SUPPLIED DATA
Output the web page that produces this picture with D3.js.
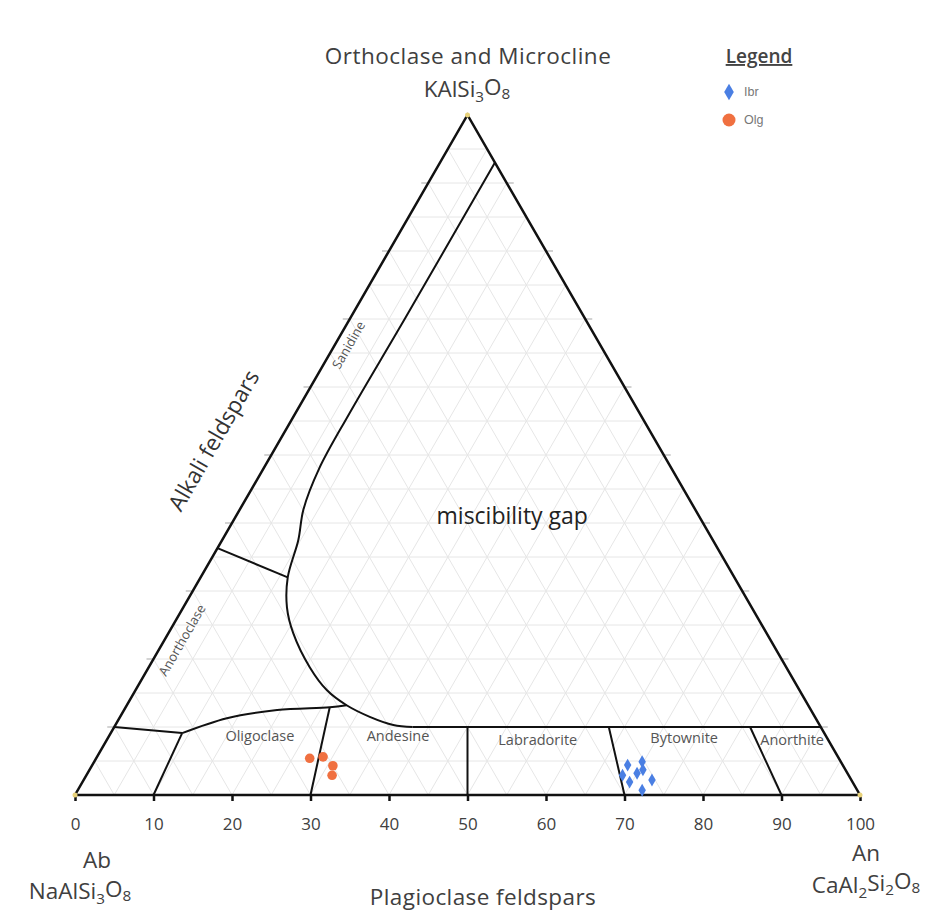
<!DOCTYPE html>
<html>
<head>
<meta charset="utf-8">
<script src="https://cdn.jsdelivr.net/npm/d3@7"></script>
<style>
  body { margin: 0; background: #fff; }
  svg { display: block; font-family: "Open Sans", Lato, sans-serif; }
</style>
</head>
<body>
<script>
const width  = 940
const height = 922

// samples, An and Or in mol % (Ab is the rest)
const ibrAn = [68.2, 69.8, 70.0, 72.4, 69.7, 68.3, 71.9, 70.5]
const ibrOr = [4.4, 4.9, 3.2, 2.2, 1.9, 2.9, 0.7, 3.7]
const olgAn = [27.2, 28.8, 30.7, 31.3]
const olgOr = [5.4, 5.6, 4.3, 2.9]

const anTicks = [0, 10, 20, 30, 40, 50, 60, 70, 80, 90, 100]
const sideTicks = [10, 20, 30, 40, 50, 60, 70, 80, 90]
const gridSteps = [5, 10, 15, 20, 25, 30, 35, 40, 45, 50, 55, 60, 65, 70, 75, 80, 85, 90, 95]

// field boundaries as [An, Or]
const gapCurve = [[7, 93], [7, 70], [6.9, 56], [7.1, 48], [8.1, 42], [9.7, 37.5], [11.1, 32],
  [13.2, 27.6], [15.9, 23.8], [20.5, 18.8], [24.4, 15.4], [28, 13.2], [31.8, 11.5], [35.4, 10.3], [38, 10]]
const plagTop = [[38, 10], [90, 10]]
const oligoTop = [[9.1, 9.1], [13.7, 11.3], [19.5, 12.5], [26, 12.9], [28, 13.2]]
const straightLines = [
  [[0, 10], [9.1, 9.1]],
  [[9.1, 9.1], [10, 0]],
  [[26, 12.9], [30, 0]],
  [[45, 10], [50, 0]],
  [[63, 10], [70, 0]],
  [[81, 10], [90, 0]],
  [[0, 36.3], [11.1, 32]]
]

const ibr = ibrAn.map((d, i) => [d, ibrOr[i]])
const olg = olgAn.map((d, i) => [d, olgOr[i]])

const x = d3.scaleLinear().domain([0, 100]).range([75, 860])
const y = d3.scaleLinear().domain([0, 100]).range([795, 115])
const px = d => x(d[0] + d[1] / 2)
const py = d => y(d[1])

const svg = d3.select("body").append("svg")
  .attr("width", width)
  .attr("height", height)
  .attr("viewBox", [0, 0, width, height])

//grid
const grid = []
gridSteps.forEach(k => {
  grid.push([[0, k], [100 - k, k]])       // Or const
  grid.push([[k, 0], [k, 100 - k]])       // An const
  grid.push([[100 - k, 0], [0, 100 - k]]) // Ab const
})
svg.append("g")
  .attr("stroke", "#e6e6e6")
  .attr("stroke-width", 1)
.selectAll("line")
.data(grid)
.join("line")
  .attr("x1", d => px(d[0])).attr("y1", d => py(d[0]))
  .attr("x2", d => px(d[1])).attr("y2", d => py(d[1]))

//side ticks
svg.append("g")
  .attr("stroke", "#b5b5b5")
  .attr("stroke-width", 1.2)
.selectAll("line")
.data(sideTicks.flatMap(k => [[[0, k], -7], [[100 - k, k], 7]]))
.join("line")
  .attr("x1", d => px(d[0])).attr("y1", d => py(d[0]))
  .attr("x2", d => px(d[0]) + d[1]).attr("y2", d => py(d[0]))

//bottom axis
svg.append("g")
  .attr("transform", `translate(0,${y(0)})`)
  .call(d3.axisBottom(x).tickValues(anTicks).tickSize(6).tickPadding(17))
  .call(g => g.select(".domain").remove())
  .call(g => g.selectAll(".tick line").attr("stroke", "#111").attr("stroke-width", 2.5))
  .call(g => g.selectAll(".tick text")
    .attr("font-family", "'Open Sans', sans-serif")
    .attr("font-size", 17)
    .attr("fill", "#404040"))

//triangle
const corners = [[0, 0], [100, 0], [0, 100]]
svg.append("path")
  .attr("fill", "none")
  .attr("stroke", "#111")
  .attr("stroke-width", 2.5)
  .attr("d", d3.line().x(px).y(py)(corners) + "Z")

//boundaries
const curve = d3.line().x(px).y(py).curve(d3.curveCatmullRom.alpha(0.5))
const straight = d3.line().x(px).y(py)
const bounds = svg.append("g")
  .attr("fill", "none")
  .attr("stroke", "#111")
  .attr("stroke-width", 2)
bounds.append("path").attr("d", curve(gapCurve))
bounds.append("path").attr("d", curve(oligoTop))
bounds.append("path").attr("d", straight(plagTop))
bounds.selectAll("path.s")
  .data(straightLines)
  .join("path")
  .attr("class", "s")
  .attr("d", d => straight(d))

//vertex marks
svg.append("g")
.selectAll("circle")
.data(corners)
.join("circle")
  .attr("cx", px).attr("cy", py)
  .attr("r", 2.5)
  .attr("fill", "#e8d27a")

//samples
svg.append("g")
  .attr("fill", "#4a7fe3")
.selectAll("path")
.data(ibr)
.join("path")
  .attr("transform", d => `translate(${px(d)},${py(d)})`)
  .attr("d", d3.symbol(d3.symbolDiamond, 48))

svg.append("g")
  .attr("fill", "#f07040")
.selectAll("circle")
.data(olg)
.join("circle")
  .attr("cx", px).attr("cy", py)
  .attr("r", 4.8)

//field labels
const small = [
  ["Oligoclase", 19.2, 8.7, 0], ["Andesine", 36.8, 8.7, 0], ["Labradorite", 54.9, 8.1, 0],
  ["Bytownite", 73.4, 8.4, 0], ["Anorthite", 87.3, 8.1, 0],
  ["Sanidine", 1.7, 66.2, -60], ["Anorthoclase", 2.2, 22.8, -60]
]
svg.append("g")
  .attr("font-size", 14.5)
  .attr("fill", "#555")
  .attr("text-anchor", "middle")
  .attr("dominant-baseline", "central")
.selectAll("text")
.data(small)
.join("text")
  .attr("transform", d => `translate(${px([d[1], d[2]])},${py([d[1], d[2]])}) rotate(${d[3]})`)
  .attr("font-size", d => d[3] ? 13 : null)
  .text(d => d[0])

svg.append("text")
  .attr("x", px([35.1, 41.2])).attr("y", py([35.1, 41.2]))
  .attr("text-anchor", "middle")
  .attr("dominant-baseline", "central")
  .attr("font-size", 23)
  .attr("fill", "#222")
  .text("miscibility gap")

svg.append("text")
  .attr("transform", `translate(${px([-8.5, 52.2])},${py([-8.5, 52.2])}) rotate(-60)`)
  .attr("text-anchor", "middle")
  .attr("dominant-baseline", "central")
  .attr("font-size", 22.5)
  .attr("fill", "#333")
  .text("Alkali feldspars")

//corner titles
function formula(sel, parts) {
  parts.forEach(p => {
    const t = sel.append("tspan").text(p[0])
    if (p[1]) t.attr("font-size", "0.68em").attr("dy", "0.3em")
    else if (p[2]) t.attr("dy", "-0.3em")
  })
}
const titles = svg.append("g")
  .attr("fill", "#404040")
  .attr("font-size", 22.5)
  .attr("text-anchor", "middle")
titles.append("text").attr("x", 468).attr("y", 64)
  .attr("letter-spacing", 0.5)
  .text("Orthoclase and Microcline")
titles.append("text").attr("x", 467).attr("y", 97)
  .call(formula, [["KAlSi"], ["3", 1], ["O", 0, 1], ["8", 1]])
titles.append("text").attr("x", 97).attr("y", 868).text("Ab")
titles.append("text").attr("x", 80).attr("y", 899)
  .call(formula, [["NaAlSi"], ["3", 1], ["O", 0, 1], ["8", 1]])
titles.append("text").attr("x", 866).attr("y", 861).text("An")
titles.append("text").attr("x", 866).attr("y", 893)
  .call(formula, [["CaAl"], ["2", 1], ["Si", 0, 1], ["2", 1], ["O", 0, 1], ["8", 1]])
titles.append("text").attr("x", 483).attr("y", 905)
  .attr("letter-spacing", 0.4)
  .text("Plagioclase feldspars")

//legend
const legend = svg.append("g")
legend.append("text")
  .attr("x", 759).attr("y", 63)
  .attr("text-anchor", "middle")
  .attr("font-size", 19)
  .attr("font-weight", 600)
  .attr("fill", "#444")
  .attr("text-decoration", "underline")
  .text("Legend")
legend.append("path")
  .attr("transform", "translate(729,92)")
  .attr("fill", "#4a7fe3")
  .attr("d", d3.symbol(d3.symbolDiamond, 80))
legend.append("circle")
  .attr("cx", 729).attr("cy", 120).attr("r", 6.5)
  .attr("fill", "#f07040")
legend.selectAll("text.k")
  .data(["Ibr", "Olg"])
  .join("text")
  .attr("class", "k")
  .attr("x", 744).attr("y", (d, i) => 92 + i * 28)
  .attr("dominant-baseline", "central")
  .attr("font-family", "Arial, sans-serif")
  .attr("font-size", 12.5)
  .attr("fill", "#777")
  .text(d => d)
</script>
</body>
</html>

WHAT THIS TASK INVOLVES
Skip every picture and return the lines above from the top through the one that contains "const olgOr = [5.4, 5.6, 4.3, 2.9]".

EXERCISE OUTPUT
Output the web page that produces this picture with D3.js.
<!DOCTYPE html>
<html>
<head>
<meta charset="utf-8">
<script src="https://cdn.jsdelivr.net/npm/d3@7"></script>
<style>
  body { margin: 0; background: #fff; }
  svg { display: block; font-family: "Open Sans", Lato, sans-serif; }
</style>
</head>
<body>
<script>
const width  = 940
const height = 922

// samples, An and Or in mol % (Ab is the rest)
const ibrAn = [68.2, 69.8, 70.0, 72.4, 69.7, 68.3, 71.9, 70.5]
const ibrOr = [4.4, 4.9, 3.2, 2.2, 1.9, 2.9, 0.7, 3.7]
const olgAn = [27.2, 28.8, 30.7, 31.3]
const olgOr = [5.4, 5.6, 4.3, 2.9]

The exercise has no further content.